Skipping all pictures, set down the lines of the listing from the first through the one with "const tArgoVal=[4.8,4.8,4.6,4.6,3.8,3.4,2.9,2.7,2.4,2.3];".

#### Stored data ####

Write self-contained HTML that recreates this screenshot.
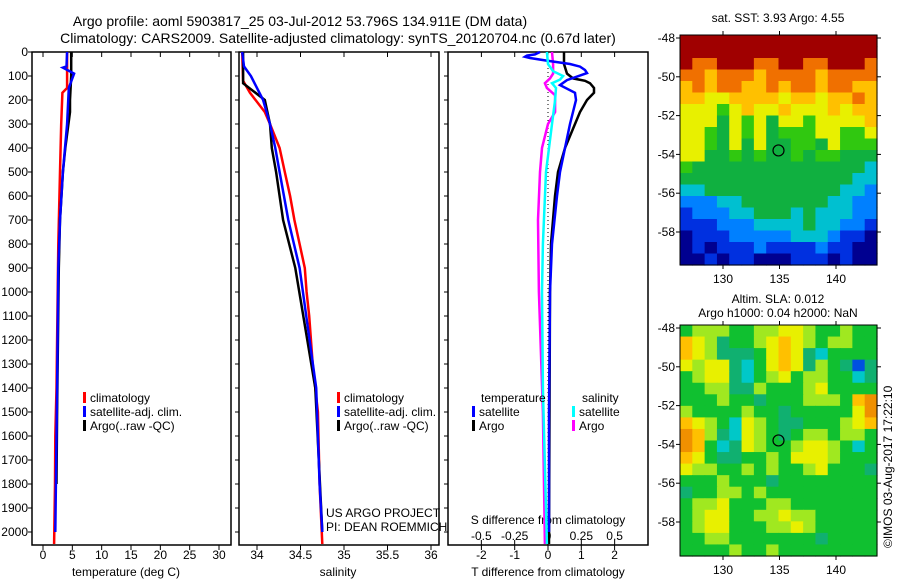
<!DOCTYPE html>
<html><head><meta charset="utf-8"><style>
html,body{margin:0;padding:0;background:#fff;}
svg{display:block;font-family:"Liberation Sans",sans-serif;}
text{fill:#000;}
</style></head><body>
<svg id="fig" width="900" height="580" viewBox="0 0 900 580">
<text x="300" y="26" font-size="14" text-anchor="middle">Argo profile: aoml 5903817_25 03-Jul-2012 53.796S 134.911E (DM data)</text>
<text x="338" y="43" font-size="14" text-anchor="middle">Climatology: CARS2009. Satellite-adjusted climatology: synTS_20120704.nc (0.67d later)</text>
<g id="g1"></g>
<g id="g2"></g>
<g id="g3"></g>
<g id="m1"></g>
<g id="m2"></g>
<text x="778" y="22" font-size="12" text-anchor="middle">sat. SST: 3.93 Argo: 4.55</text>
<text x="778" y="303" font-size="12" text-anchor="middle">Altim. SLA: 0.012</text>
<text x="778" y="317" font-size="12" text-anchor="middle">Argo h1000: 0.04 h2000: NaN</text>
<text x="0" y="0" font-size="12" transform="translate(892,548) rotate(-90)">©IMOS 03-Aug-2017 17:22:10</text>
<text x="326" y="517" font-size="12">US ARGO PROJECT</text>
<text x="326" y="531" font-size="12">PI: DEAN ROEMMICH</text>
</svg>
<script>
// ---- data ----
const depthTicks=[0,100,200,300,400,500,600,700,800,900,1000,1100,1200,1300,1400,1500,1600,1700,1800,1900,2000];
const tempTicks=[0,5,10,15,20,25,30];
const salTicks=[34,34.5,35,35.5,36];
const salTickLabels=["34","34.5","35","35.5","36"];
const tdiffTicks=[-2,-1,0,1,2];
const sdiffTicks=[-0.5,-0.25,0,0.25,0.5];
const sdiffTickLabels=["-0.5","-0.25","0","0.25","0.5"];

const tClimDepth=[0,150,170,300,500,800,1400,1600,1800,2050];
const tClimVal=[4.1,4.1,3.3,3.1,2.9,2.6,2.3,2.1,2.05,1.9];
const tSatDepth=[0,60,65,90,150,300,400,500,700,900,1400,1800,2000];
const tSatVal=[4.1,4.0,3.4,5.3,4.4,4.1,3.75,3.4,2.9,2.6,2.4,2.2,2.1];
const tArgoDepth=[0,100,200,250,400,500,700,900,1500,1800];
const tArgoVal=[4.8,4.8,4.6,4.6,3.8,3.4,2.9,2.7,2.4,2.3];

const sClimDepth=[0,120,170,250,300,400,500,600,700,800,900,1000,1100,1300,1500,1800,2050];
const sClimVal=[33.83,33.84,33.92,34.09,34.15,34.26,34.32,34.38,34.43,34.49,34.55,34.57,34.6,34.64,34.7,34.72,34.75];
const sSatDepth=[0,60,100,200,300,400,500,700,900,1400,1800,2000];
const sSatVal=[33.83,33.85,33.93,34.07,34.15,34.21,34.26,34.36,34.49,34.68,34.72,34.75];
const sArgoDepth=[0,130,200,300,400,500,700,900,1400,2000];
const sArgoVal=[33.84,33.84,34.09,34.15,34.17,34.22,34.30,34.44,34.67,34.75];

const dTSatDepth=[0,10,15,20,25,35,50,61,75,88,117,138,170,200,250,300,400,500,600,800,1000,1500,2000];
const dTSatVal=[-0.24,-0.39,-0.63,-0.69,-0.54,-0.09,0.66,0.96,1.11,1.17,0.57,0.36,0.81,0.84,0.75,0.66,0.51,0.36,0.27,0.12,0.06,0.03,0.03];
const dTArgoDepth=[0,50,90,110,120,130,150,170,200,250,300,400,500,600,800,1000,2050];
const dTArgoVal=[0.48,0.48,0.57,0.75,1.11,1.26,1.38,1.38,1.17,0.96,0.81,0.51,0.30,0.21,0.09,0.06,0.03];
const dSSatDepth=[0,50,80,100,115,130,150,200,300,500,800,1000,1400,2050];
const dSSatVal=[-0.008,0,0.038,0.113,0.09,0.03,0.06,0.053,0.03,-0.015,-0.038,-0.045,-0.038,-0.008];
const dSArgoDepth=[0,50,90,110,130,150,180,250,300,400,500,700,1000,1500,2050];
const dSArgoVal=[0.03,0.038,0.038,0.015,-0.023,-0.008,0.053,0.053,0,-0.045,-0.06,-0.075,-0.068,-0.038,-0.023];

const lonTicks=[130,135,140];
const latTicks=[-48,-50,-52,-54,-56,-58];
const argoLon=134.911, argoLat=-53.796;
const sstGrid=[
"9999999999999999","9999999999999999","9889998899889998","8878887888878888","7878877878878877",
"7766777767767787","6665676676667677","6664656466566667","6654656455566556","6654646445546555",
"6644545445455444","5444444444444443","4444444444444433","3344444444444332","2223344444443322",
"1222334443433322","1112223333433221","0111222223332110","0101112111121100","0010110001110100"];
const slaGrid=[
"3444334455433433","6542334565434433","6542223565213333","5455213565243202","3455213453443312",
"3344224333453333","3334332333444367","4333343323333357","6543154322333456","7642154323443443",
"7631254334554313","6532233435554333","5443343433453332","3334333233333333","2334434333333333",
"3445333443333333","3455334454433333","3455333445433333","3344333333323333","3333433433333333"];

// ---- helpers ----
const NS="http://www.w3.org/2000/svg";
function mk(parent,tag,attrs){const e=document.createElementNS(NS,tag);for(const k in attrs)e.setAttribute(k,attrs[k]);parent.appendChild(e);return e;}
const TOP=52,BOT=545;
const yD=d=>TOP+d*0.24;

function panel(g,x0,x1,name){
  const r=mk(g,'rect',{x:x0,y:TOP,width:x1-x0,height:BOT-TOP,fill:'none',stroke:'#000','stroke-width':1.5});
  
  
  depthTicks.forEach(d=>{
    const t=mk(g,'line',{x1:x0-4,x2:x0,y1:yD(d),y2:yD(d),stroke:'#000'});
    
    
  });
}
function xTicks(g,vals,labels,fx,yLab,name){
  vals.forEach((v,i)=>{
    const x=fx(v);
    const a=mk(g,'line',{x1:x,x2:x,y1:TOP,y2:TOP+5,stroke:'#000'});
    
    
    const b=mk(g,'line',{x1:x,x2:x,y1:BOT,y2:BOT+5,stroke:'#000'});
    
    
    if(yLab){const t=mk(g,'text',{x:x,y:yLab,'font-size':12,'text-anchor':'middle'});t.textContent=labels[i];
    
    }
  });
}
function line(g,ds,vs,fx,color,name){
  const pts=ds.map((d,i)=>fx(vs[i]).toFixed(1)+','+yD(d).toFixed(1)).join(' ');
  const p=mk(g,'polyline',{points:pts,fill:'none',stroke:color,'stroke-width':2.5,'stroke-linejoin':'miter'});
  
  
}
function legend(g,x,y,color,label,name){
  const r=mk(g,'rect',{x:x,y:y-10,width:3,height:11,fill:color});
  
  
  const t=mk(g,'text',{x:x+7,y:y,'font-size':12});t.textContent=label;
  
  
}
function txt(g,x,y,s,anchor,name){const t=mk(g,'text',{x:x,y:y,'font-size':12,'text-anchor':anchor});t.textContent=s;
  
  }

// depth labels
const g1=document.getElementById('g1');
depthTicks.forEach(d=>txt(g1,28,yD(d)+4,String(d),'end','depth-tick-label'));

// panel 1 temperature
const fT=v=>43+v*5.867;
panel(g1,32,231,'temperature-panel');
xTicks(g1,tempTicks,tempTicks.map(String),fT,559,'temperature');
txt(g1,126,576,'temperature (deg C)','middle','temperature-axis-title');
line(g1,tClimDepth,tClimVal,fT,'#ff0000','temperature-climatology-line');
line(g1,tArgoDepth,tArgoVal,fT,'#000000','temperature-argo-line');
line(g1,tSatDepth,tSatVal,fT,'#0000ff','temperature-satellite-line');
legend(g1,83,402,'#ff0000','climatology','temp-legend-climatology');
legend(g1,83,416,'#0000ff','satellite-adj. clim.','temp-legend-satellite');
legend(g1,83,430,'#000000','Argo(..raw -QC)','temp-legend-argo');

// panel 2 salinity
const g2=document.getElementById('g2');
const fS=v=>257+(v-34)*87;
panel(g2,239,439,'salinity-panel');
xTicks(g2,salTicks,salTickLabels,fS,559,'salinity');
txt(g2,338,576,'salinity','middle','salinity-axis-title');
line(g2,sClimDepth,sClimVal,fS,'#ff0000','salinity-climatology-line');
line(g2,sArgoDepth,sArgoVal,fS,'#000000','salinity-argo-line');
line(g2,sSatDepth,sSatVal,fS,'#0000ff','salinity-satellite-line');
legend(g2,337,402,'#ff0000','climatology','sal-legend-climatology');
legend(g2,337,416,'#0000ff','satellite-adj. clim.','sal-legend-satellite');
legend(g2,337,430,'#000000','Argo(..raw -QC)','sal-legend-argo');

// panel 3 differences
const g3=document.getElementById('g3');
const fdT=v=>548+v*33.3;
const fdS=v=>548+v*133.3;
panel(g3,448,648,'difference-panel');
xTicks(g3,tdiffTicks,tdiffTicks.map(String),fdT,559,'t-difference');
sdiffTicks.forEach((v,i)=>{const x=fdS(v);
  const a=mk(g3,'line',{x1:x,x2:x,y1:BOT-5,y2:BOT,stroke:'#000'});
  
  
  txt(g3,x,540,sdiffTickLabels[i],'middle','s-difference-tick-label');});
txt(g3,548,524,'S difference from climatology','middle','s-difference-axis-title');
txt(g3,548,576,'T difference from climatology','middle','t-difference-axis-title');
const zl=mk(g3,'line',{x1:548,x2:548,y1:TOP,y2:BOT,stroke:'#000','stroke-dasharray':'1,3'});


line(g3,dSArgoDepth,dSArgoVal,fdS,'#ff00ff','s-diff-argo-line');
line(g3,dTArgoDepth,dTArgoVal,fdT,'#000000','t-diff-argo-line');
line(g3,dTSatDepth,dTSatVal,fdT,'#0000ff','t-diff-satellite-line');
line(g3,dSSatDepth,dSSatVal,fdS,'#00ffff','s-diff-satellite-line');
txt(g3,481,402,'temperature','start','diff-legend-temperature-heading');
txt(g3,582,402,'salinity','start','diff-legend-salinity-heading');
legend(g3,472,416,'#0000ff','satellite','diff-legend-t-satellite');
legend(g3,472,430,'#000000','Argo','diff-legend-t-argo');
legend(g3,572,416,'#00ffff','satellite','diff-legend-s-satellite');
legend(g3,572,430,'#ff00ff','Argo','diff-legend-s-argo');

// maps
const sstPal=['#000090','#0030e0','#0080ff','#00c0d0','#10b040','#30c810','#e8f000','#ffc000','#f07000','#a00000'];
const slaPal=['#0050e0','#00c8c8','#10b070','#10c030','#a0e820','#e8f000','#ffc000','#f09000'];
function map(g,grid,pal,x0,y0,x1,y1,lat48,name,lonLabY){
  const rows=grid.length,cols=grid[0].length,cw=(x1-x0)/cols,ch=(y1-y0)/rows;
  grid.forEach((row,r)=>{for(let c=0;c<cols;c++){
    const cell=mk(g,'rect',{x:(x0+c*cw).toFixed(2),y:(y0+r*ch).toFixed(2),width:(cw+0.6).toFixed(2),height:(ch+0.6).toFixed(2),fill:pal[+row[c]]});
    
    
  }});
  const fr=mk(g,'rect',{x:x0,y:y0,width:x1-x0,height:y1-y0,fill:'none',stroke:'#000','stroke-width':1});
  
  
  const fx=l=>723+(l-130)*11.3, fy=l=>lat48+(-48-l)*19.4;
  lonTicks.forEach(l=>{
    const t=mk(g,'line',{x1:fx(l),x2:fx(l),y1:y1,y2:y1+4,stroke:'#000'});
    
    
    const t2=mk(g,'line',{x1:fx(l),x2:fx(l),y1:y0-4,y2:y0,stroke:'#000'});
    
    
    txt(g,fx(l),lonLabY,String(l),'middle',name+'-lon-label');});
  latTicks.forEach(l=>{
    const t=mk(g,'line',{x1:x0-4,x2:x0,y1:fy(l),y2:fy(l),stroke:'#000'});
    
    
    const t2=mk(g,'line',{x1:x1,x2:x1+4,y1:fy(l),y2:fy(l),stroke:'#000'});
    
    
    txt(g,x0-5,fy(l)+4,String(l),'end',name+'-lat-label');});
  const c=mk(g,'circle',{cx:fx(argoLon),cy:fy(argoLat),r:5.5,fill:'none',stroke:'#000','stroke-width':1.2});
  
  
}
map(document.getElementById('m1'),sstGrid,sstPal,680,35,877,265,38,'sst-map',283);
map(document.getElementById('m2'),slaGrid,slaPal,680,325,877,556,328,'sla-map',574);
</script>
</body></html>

####

Result:
Write self-contained HTML that recreates this screenshot.
<!DOCTYPE html>
<html><head><meta charset="utf-8"><style>
html,body{margin:0;padding:0;background:#fff;}
svg{display:block;font-family:"Liberation Sans",sans-serif;}
text{fill:#000;}
</style></head><body>
<svg id="fig" width="900" height="580" viewBox="0 0 900 580">
<text x="300" y="26" font-size="14" text-anchor="middle">Argo profile: aoml 5903817_25 03-Jul-2012 53.796S 134.911E (DM data)</text>
<text x="338" y="43" font-size="14" text-anchor="middle">Climatology: CARS2009. Satellite-adjusted climatology: synTS_20120704.nc (0.67d later)</text>
<g id="g1"></g>
<g id="g2"></g>
<g id="g3"></g>
<g id="m1"></g>
<g id="m2"></g>
<text x="778" y="22" font-size="12" text-anchor="middle">sat. SST: 3.93 Argo: 4.55</text>
<text x="778" y="303" font-size="12" text-anchor="middle">Altim. SLA: 0.012</text>
<text x="778" y="317" font-size="12" text-anchor="middle">Argo h1000: 0.04 h2000: NaN</text>
<text x="0" y="0" font-size="12" transform="translate(892,548) rotate(-90)">©IMOS 03-Aug-2017 17:22:10</text>
<text x="326" y="517" font-size="12">US ARGO PROJECT</text>
<text x="326" y="531" font-size="12">PI: DEAN ROEMMICH</text>
</svg>
<script>
// ---- data ----
const depthTicks=[0,100,200,300,400,500,600,700,800,900,1000,1100,1200,1300,1400,1500,1600,1700,1800,1900,2000];
const tempTicks=[0,5,10,15,20,25,30];
const salTicks=[34,34.5,35,35.5,36];
const salTickLabels=["34","34.5","35","35.5","36"];
const tdiffTicks=[-2,-1,0,1,2];
const sdiffTicks=[-0.5,-0.25,0,0.25,0.5];
const sdiffTickLabels=["-0.5","-0.25","0","0.25","0.5"];

const tClimDepth=[0,150,170,300,500,800,1400,1600,1800,2050];
const tClimVal=[4.1,4.1,3.3,3.1,2.9,2.6,2.3,2.1,2.05,1.9];
const tSatDepth=[0,60,65,90,150,300,400,500,700,900,1400,1800,2000];
const tSatVal=[4.1,4.0,3.4,5.3,4.4,4.1,3.75,3.4,2.9,2.6,2.4,2.2,2.1];
const tArgoDepth=[0,100,200,250,400,500,700,900,1500,1800];
const tArgoVal=[4.8,4.8,4.6,4.6,3.8,3.4,2.9,2.7,2.4,2.3];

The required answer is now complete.